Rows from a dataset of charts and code
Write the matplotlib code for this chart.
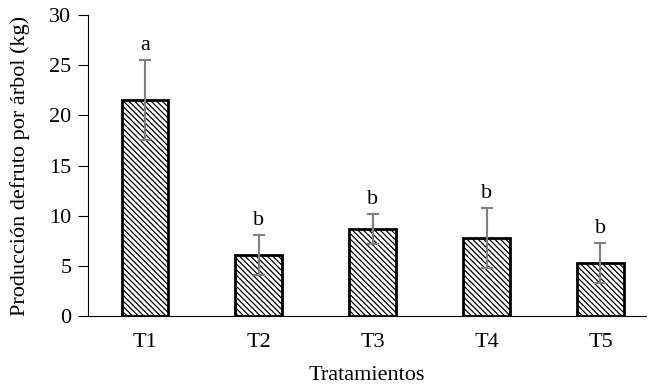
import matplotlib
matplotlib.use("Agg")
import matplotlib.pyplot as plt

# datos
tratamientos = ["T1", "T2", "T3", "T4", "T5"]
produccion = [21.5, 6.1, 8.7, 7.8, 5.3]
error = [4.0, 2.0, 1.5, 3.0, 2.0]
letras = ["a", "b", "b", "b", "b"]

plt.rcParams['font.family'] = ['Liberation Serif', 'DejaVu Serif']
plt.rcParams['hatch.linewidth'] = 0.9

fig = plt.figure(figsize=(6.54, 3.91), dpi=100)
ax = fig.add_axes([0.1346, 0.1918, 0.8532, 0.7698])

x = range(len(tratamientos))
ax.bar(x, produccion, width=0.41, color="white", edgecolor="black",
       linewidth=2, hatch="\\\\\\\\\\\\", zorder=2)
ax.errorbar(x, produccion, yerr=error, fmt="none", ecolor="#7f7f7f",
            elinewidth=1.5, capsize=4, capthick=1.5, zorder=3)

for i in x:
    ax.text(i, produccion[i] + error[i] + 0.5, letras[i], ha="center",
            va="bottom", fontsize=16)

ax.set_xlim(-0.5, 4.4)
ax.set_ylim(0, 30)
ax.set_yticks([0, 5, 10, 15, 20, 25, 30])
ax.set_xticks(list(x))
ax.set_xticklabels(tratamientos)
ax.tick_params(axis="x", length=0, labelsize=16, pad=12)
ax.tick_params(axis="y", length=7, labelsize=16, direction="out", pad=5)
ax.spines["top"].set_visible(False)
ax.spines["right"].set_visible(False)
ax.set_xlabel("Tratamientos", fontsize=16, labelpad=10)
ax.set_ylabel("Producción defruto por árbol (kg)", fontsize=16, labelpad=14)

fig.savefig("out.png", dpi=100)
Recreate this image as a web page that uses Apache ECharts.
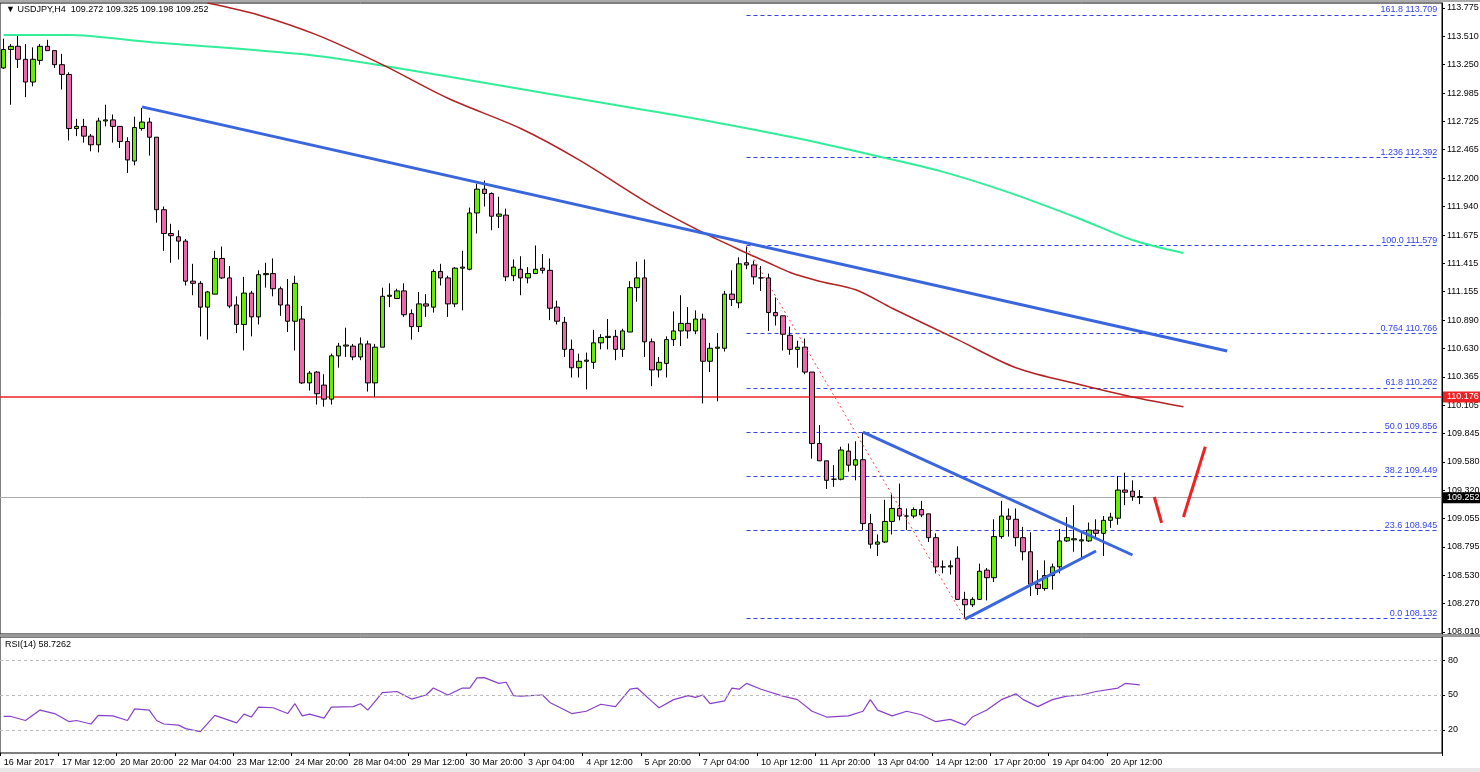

> Goal
Give again, please, precisely the lines that begin the records and run through the line with "plt.rcParams['hatch.linewidth'] = 0.9" in it, keeping both end lines and dropping any pictures.

> Full output
Write the matplotlib code for this chart.
import matplotlib
matplotlib.use("Agg")
import matplotlib.pyplot as plt

# datos
tratamientos = ["T1", "T2", "T3", "T4", "T5"]
produccion = [21.5, 6.1, 8.7, 7.8, 5.3]
error = [4.0, 2.0, 1.5, 3.0, 2.0]
letras = ["a", "b", "b", "b", "b"]

plt.rcParams['font.family'] = ['Liberation Serif', 'DejaVu Serif']
plt.rcParams['hatch.linewidth'] = 0.9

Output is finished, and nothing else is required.